I’m pretty sure he had some views on game design which were much better than those of anyone else at the time (and especially now). After Quake3 he retired from putting his foot into game design because he got the idea that people didn’t understand his design philosophies. So now we are left with insecure, ephemeral “high concept” story-driven crap from Mr. Willits, rather than solid, focused game-games.
I might be putting words into his mouth here, because these are also my own views, but it seems to me that Carmack thinks the same way.
He knew that a game needs focus. He took the “use” button out of Quake because it was extraneous. The gameplay coders weren’t supposed to code anything that wouldn’t be used multiple times (except bosses). So Quake seems simpler than Duke3D (with all its crazy one-off details) and Quake3 seems simpler than UT (also with its gazillion gimmicks). Quake has no NPCs, in fact Quake has basically no use of language at all. It doesn’t need any of these things, and in fact, if you imagine Quake with a story, you’re imagining a game that you certainly wouldn’t still be playing today.

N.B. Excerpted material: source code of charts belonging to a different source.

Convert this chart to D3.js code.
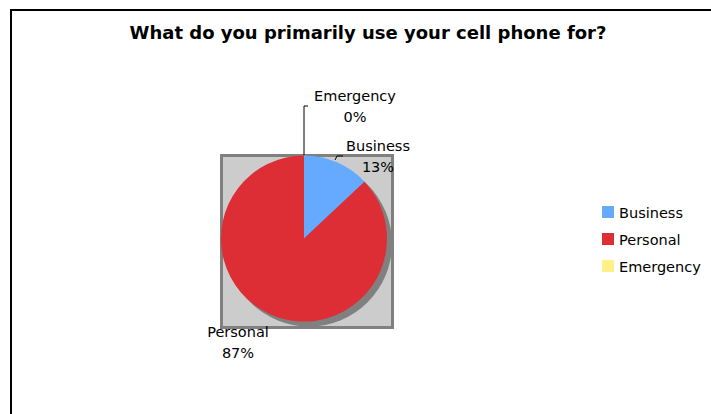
<!DOCTYPE html>
<html>
<head>
<meta charset="utf-8">
<script src="https://cdn.jsdelivr.net/npm/d3@7"></script>
<style>
  html, body { margin: 0; padding: 0; background: #fff; }
  svg { display: block; }
  text { font-family: "DejaVu Sans", Verdana, sans-serif; fill: #000; }
</style>
</head>
<body>
<svg id="chart" width="711" height="414"></svg>
<script>
// Survey answers: share of respondents by primary phone use (percent)
const categories = ["Business", "Personal", "Emergency"];
const shares = [13, 87, 0];
const colors = ["#66AAFF", "#DD2E35", "#FFF08A"];
const title = "What do you primarily use your cell phone for?";

const svg = d3.select("#chart");

// outer chart frame
svg.append("rect")
  .attr("x", 11).attr("y", 10)
  .attr("width", 711).attr("height", 414)
  .attr("fill", "#fff").attr("stroke", "#000").attr("stroke-width", 2);

svg.append("text")
  .attr("x", 368).attr("y", 39)
  .attr("text-anchor", "middle")
  .attr("font-size", 18).attr("font-weight", "bold")
  .text(title);

const cx = 304, cy = 238.5, r = 83;

// plot area square
svg.append("rect")
  .attr("x", 221.5).attr("y", 155.5)
  .attr("width", 171).attr("height", 172)
  .attr("fill", "#CCCCCC").attr("stroke", "#808080").attr("stroke-width", 3);

const data = categories.map((c, i) => ({ name: c, value: shares[i], color: colors[i] }));
const pie = d3.pie().value(d => d.value).sort(null);
const arcs = pie(data);
const arc = d3.arc().innerRadius(0).outerRadius(r);

// drop shadow
svg.append("circle")
  .attr("cx", cx + 5).attr("cy", cy + 5).attr("r", r)
  .attr("fill", "#808080");

const g = svg.append("g").attr("transform", `translate(${cx},${cy})`);
g.selectAll("path.slice")
  .data(arcs.filter(d => d.endAngle > d.startAngle))
  .join("path")
  .attr("class", "slice")
  .attr("d", arc)
  .attr("fill", d => d.data.color);

// data labels with leader lines
const labelPos = {
  Business: { x: 378, y: 151, line: [[335, 160], [337, 156], [343, 156]] },
  Personal: { x: 238, y: 337, line: null },
  Emergency: { x: 355, y: 101, line: [[304, 155], [304, 106], [308, 106]] }
};
arcs.forEach(d => {
  const p = labelPos[d.data.name];
  if (p.line) {
    svg.append("path")
      .attr("d", d3.line()(p.line))
      .attr("fill", "none").attr("stroke", "#000").attr("stroke-width", 1);
  }
  const t = svg.append("text")
    .attr("text-anchor", "middle")
    .attr("font-size", 14.5);
  t.append("tspan").attr("x", p.x).attr("y", p.y).text(d.data.name);
  t.append("tspan").attr("x", p.x).attr("y", p.y + 21).text(Math.round(d.data.value) + "%");
});

// legend
const leg = svg.append("g").attr("transform", "translate(602,206)");
const items = leg.selectAll("g").data(data).join("g")
  .attr("transform", (d, i) => `translate(0,${i * 27})`);
items.append("rect").attr("width", 12).attr("height", 12).attr("fill", d => d.color);
items.append("text").attr("x", 17).attr("y", 11.5).attr("font-size", 14.5).text(d => d.name);
</script>
</body>
</html>
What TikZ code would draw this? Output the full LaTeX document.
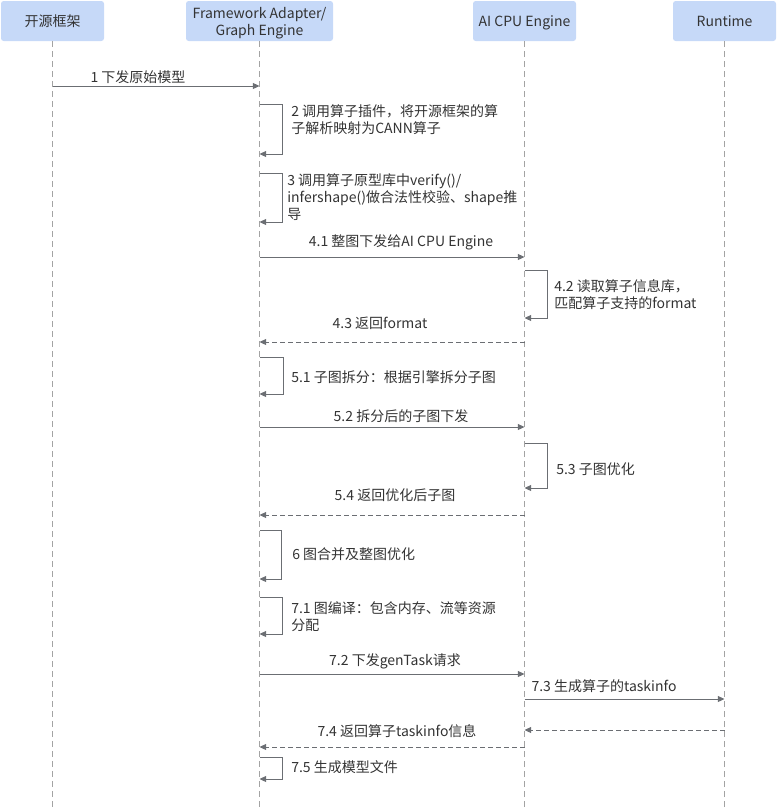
\documentclass[tikz,border=0pt]{standalone}
\usepackage{fontspec}
\setmainfont{Noto Sans CJK SC}
\usepackage{xcolor}
\usepackage{tikz}
\usetikzlibrary{arrows.meta}
\usetikzlibrary{calc}

\definecolor{headfill}{HTML}{C6D9F8}
\definecolor{linegray}{HTML}{6B6E73}
\definecolor{lifegray}{HTML}{A3A3A3}
\definecolor{txtgray}{HTML}{333333}

\tikzset{
    head/.style={fill=headfill, rounded corners=2pt, minimum height=30pt, minimum width=77.25pt, align=center, inner sep=0pt, text depth=0pt},
    life/.style={draw=lifegray, line width=0.75pt, dash pattern=on 4.5pt off 3pt},
    msg/.style={draw=linegray, line width=0.75pt, -{Triangle[length=5pt,width=4.5pt]}},
    ret/.style={msg, dash pattern=on 3.75pt off 2.25pt},
    mlabel/.style={inner sep=0pt},
    slabel/.style={anchor=west, align=left, inner sep=0pt},
}

\begin{document}
\begin{tikzpicture}[x=0.75pt, y=-0.75pt, font=\fontsize{10.5}{12.75}\selectfont, text=txtgray]
            \useasboundingbox (0,0) rectangle (777,808);
            % participants
            \node[head] (src) at (52.5,21) {开源框架};
            \node[head, minimum width=110.25pt] (fa) at (259.5,21) {Framework Adapter/\\Graph Engine};
            \node[head] (aicpu) at (524.5,21) {AI CPU Engine};
            \node[head] (rt) at (724.5,21) {Runtime};
            \foreach \p in {src,fa,aicpu,rt}
                \draw[life] (\p.south) -- (\p.south |- 0,808);
            % messages
            \draw[msg] (src |- 0,86) -- (fa |- 0,86);
            \node[mlabel] (l1) at (138,77) {1 下发原始模型};
            \draw[msg] (fa |- 0,104) -- ++(23,0) |- (fa |- 0,154);
            \node[slabel] (l2) at (291,120) {2 调用算子插件，将开源框架的算\\子解析映射为CANN算子};
            \draw[msg] (fa |- 0,173) -- ++(23,0) |- (fa |- 0,222);
            \node[slabel] (l3) at (287,197) {3 调用算子原型库中verify()/\\infershape()做合法性校验、shape推\\导};
            \draw[msg] (fa |- 0,257) -- (aicpu |- 0,257);
            \node[mlabel] (l41) at (401,242) {4.1 整图下发给AI CPU Engine};
            \draw[msg] (aicpu |- 0,270) -- ++(23,0) |- (aicpu |- 0,318);
            \node[slabel] (l42) at (554,294.5) {4.2 读取算子信息库，\\匹配算子支持的format};
            \draw[ret] (aicpu |- 0,342) -- (fa |- 0,342);
            \node[mlabel] (l43) at (380,323) {4.3 返回format};
            \draw[msg] (fa |- 0,357) -- ++(24,0) |- (fa |- 0,394);
            \node[slabel] (l51) at (291,377) {5.1 子图拆分：根据引擎拆分子图};
            \draw[msg] (fa |- 0,427) -- (aicpu |- 0,427);
            \node[mlabel] (l52) at (401,416) {5.2 拆分后的子图下发};
            \draw[msg] (aicpu |- 0,443) -- ++(23,0) |- (aicpu |- 0,488);
            \node[slabel] (l53) at (556,469) {5.3 子图优化};
            \draw[ret] (aicpu |- 0,515) -- (fa |- 0,515);
            \node[mlabel] (l54) at (395,495) {5.4 返回优化后子图};
            \draw[msg] (fa |- 0,530) -- ++(22,0) |- (fa |- 0,579);
            \node[slabel] (l6) at (292,554) {6 图合并及整图优化};
            \draw[msg] (fa |- 0,597) -- ++(23,0) |- (fa |- 0,634);
            \node[slabel] (l71) at (291,616.5) {7.1 图编译：包含内存、流等资源\\分配};
            \draw[msg] (fa |- 0,674) -- (aicpu |- 0,674);
            \node[mlabel] (l72) at (395,661) {7.2 下发genTask请求};
            \draw[msg] (aicpu |- 0,699) -- (rt |- 0,699);
            \node[mlabel] (l73) at (604,686) {7.3 生成算子的taskinfo};
            \draw[ret] (rt |- 0,730) -- (aicpu |- 0,730);
            \draw[ret] (aicpu |- 0,747) -- (fa |- 0,747);
            \node[mlabel] (l74) at (397,731) {7.4 返回算子taskinfo信息};
            \draw[msg] (fa |- 0,757) -- ++(23,0) |- (fa |- 0,779);
            \node[slabel] (l75) at (291,767) {7.5 生成模型文件};
        \end{tikzpicture}
\end{document}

Above all, a game needs to be comfortable in its own skin (that is, its technology). Quake looks unrealistic to modern eyes, but to me it’s more believable than the modern games which try to look realistic, something they can’t achieve, so they always looks like a bad parody (especially 5+ years after the game comes out). Quake will always look good because of the uniformity and consistency in detail, and the fact that it never seems like the game wishes it could do more. It is its own world, rather than an imitation of ours. (“The message is the environment” expresses my thoughts EXACTLY as well.)
Carmack said a game needs a story like a porn movie needs a story, and it’s true. Modern games (basically, Half-Life and everything since) are only lame imitations of B-movies with a bunch of filler added, rather than an exploration of a new medium. I guess their budgets are too big for them to be able to accept the fact that they are games.
There are a lot of limitations still today for game designers. You can’t do a believable “human interaction” simulator. You can’t do dialogue without some kind of compromise which acts as a foggy window between the player and the game. You can’t do games where the player is supposed to be able to do so much stuff that you’d need to bind every key on the keyboard to a different action (unless you’re making a text adventure). So you might as well take what does work (one example being “click to shoot to kill”) and design your gameplay mechanics around it, create an elegant, pared down system that operates totally within that sphere without trying to do what it can’t.
24.01.2010 00:22
agree with s_a_j_t’s post 100%
24.01.2010 09:55
Good post, s_a_j_t.
“It is its own world, rather than an imitation of ours.”
25.01.2010 15:19
Interesting read, thanks from a long time Quake fan. But slightly suprised/dissapointed to see there’s no mention of Team Fortress and the competitive class based gaming that then spawned.
25.01.2010 16:49
Well, it clearly focuses on Singleplayer. ;)
26.01.2010 03:06
Sajt’s analysis was a good read.
21.01.2011 17:24
I’m one year late here, but I agree with Sajt’s post 110%
06.02.2011 05:52
I guess now is the time to say that I hate modern, invasive FPS design and appreciate post #25 more than ever.